Diante de todo esse cenário, nem parece que o que ocorreu foi uma suposta injúria racial a um menino de 11 anos, preto, que se sentiu ofendido por ser chamado de... preto. Tamanha repercussão não se justifica sem uma característica absolutamente marcante de nosso tempo, o sentimentalismo, que, segundo o psiquiatra Theodore Dalrymple, “demanda o apego a um conjunto de crenças distorcidas a respeito da realidade, e também à ficção da inocência e da perfeição, atuais ou potenciais”. Tanto a reação de Luiz Eduardo – que, enquanto criança, tem o direito de comportar-se como tal – quanto daqueles que o filmaram com a justificativa de quererem mitigar situações como essa foram, a meu ver, desproporcionais. Seus pais, que se deixaram fotografar num estado de desolação absolutamente constrangedor, talvez, empolgados com a repercussão, não tenham avaliado as consequências de longo prazo dessa superexposição para seu filho, que tem a vida toda pela frente e não terá essa “rede de proteção” à sua disposição diante de qualquer adversidade.

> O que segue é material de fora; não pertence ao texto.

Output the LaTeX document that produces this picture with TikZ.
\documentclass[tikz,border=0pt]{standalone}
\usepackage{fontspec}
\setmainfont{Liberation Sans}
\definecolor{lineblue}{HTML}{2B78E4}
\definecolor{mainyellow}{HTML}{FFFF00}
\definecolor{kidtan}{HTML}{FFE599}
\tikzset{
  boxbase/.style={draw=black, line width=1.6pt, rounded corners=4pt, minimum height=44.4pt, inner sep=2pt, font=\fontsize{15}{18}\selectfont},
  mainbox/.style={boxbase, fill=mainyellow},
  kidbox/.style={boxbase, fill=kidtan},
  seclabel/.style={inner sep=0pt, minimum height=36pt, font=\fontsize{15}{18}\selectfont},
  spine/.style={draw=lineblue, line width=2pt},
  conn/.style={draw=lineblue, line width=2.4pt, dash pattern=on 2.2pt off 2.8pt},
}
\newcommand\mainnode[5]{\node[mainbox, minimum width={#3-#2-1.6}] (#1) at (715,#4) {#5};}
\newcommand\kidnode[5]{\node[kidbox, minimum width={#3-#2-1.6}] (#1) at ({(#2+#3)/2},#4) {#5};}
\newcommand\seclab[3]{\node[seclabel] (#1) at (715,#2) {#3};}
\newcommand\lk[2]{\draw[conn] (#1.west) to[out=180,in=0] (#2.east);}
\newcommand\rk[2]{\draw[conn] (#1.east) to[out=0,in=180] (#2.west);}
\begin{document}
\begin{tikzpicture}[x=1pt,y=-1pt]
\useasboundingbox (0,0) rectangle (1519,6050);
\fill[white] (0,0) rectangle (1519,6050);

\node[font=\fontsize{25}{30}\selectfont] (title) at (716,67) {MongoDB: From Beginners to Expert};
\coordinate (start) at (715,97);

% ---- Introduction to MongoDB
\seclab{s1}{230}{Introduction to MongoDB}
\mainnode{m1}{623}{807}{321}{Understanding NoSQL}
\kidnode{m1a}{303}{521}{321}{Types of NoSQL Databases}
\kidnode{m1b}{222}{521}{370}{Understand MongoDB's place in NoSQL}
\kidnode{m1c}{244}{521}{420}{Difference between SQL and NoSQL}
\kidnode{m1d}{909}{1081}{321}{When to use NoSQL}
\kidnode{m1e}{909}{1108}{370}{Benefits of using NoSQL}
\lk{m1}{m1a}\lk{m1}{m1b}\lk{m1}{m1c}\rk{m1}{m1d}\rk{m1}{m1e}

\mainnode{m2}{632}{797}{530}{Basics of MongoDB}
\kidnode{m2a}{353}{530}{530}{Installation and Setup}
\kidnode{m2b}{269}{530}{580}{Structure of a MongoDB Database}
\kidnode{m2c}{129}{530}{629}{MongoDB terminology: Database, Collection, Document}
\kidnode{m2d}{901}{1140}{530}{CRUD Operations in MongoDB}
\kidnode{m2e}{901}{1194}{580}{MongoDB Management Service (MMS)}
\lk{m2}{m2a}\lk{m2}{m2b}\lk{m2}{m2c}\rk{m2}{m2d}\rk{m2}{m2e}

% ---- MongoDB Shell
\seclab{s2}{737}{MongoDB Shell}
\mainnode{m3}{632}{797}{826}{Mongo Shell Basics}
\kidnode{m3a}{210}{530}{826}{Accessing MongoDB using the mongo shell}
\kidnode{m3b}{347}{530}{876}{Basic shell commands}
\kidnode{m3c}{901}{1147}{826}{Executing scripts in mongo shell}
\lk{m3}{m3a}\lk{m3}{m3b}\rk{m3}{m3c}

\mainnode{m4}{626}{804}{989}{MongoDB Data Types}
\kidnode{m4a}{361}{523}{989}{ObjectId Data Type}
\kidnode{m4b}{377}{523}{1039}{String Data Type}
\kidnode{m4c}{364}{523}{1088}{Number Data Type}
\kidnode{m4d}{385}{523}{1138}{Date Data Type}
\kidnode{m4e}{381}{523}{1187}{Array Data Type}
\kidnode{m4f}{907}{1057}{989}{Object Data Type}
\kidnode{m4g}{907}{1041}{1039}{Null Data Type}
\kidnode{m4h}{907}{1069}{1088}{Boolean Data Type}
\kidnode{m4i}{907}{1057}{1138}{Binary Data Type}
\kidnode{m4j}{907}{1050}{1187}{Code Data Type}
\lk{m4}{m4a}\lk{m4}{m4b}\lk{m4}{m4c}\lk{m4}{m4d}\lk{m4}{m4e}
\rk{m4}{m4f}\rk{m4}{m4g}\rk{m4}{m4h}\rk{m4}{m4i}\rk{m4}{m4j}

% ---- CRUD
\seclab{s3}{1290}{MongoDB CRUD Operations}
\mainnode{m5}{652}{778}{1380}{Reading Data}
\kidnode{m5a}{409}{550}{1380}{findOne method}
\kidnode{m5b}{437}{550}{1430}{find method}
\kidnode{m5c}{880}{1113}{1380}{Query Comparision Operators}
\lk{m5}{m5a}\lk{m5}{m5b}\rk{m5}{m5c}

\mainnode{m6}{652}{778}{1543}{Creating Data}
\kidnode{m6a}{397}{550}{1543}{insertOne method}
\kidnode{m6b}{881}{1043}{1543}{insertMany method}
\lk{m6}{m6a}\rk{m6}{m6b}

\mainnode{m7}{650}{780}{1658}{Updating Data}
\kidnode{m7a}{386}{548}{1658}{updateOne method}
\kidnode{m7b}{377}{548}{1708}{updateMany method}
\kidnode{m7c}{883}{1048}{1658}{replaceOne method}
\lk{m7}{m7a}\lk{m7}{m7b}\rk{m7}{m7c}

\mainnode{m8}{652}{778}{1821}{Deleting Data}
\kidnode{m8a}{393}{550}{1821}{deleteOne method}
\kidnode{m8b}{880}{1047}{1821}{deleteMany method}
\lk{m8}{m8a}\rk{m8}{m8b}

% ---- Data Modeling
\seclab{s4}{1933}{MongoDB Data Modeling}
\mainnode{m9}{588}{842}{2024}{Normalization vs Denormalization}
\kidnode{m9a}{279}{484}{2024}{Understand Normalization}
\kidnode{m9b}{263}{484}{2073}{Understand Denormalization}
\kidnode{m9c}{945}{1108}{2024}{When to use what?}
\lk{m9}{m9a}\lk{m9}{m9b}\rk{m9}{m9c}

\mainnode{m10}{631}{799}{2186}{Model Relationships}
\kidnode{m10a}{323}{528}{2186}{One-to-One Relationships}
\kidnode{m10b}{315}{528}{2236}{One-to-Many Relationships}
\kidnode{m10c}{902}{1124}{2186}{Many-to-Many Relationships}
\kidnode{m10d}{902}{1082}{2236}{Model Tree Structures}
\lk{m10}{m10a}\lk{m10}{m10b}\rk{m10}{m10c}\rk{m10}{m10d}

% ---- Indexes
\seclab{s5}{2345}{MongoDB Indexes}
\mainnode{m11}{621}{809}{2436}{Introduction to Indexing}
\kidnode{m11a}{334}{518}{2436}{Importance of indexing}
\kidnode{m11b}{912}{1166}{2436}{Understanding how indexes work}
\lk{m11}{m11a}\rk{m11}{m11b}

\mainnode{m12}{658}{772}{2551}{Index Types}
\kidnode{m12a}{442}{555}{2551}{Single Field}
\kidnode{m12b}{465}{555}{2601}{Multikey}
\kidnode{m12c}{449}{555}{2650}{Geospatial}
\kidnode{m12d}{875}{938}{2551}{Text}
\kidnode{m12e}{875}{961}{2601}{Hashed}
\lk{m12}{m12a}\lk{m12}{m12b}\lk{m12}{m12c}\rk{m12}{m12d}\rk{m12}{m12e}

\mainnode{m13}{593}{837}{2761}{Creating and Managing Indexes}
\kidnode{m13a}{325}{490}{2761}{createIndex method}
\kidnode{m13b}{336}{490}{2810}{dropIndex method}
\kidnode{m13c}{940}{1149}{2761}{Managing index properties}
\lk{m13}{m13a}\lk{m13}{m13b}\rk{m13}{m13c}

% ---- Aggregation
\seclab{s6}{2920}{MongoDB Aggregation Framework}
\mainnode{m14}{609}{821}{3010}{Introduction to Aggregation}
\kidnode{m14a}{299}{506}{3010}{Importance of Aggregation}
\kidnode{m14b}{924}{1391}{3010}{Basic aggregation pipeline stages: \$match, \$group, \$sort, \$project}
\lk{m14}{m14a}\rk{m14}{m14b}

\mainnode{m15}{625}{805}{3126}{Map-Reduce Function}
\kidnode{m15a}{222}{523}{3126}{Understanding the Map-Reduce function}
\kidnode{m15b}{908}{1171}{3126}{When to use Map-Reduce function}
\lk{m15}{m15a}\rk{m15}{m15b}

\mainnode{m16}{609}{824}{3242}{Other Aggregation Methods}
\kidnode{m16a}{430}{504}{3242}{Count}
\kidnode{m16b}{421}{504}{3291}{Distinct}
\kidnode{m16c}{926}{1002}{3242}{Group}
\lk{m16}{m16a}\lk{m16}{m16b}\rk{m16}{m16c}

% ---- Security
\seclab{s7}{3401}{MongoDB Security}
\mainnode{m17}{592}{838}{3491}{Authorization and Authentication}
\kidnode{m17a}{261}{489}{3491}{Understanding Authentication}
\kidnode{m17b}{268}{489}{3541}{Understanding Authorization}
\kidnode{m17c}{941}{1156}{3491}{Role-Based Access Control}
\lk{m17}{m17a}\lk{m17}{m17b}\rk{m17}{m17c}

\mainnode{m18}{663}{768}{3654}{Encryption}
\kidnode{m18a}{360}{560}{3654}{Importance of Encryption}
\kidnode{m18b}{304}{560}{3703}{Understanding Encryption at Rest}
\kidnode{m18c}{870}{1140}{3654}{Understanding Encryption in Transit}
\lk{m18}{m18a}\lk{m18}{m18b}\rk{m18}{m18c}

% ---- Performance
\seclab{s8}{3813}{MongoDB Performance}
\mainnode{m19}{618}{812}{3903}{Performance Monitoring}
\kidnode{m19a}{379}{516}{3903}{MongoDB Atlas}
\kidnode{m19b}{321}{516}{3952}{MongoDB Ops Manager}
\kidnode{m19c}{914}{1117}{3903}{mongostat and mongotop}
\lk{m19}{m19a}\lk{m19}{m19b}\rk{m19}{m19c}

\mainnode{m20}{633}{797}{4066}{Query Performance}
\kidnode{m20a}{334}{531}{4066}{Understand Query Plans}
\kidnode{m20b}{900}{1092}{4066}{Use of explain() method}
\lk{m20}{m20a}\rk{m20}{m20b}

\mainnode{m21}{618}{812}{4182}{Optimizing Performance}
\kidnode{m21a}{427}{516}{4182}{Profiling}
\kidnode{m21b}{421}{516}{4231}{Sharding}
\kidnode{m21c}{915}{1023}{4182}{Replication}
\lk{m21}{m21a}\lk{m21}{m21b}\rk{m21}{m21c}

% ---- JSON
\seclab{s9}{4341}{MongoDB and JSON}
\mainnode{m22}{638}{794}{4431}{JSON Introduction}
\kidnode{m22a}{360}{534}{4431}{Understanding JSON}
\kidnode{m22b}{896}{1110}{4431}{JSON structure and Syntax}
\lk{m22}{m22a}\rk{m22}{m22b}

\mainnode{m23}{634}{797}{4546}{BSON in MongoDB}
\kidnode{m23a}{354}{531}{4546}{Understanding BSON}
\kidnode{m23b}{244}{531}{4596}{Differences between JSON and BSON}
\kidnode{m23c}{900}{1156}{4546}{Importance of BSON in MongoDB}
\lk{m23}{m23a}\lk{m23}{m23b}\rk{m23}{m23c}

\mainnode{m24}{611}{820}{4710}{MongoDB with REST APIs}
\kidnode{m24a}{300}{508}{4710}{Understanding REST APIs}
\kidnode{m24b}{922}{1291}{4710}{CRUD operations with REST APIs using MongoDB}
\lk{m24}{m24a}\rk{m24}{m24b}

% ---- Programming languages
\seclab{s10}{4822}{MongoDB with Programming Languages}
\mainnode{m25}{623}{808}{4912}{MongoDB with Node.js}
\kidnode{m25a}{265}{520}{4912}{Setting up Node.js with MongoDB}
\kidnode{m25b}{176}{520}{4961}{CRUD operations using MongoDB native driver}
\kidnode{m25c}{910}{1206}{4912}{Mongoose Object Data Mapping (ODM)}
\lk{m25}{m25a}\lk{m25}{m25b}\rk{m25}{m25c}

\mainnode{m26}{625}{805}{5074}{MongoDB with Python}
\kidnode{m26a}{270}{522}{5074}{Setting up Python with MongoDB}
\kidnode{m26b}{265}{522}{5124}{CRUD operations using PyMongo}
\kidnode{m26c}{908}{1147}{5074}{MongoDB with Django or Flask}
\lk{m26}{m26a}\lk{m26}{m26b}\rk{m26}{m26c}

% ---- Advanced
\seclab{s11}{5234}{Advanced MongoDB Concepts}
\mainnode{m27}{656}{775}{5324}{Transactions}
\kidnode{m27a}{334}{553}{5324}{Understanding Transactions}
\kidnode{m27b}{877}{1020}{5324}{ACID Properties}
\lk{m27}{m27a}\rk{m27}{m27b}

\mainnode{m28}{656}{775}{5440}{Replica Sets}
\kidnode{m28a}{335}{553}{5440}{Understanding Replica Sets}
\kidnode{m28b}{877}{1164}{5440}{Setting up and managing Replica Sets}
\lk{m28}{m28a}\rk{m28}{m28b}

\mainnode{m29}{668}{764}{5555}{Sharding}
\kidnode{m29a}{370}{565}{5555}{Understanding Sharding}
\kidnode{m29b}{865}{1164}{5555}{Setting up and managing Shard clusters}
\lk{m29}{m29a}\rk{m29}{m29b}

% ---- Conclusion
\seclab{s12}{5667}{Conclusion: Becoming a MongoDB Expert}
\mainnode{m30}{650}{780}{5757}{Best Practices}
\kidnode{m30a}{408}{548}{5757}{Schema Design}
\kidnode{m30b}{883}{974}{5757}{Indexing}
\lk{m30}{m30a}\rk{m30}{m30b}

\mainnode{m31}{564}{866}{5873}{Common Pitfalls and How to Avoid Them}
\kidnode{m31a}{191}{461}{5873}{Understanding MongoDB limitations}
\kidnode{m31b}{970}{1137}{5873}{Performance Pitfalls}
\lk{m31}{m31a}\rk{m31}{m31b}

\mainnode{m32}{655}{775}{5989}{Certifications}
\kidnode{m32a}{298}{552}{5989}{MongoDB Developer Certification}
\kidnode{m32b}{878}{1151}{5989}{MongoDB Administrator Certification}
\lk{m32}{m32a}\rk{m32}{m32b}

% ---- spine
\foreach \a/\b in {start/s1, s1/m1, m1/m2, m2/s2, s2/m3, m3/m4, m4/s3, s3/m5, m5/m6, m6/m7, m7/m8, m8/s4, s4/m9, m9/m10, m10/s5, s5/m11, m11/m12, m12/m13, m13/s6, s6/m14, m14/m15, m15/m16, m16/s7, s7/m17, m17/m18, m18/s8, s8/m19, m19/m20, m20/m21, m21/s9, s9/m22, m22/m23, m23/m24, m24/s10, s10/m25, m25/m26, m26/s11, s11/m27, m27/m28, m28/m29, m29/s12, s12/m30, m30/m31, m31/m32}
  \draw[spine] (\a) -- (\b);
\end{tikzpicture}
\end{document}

Outro comportamento questionável tem sido recorrente em casos como esse, que é o de premiar a fraqueza em lugar de cultivar e ensinar a virtude da fortaleza – sobre a qual já falei aqui, nesta Gazeta do Povo. A fortaleza, como diz São Tomás de Aquino, é a “firmeza da alma para suportar e afastar as mais terríveis dificuldades, especialmente perigos graves”. Num nível psicológico profundo, Viktor Frankl diz, em O sofrimento de uma vida sem sentido, que “somente a firmeza e a atitude permitem que o homem dê testemunho de algo daquilo que só ele é capaz: transformar e remodelar o sofrimento no nível humano para torná-lo uma realização”. Ou seja, a vida nos impõe muitos desafios, e, apesar de ser absolutamente desejável que tenhamos consciência de que não somos seres isolados – ou seja, dependemos uns dos outros –, não podemos nos iludir com uma falsa impressão de segurança. O grande filósofo Gustave Thibon nos alerta, em sua belíssima obra de aforismos A escada de Jacob:

O homem é homem e nada mais do que homem. É esta uma evidência de que muitos se não conseguem persuadir. Espera-se do homem algo diferente do humano. É essa a origem dos falsos ideais e das decepções e das blasfêmias que delas derivam. É que nem todos se resignam a agir apenas como homem. Basta pensar, mesmo inconscientemente, nas palavras que fazem do homem a “imagem de Deus”, para logo se exigir desta imagem complexa e distante uma impossível e destruidora identidade.

Para além de idolatrar e premiar a fraqueza, usamo-la como um palanque no qual podemos sinalizar nossas supostas virtudes

Mas a consequência mais grave desse pensamento – que se esquece de que somos apenas humanos –, potencializado pelo mundo cão das redes sociais, é, para além de idolatrar e premiar a fraqueza, usá-la como um palanque no qual podemos sinalizar nossas supostas virtudes. Absolutamente todos os movimentos e militâncias sociais se alimentam disso e alimentam um sem-fim de pessoas que, ao atribuírem a si mesmas uma nobreza singular – que não passa de afetação sustentada por um falso humanismo –, querem, como diz Thibon, “encontrar o repouso supremo à sombra de si mesmos”. O outro torna-se nada mais que uma plataforma em que nossas dores ou supremas (pelo menos aos nossos olhos) qualidades são expostas. Exploramos a fraqueza alheia com discursos professorais, enquanto sugamos o que resta de vigor em sua alma; não para orientá-la, mas para orientar nosso próximo passo nesse jogo de exibicionismo moral inescapável das causas a serem defendidas – e que substituíram sumariamente os indivíduos.

Ah! E o BBB? Pois é. O que é a edição atual do Big Brother Brasil, da Rede Globo, se não uma overdose de exibicionismo moral? O que são aquelas pessoas, escolhidas a dedo pela produção do programa, se não uma pequena turba de ensimesmados encurralados numa vastidão de espelhos? O que tem se mostrado essa edição se não o maior festival de sentimentalismo tóxico dos últimos tempos?

Enquanto isso, aqui fora, no mundo real, cabe a uns acompanharem o show de “lacrações” Inception – o cinéfilo que me lê, entenda –, enquanto outros se recusam a aprender que as teorias sociais contemporâneas, criadas com o propósito de salvar, de modo secular, a humanidade de si mesma, sucumbem diante do indivíduo e suas contradições.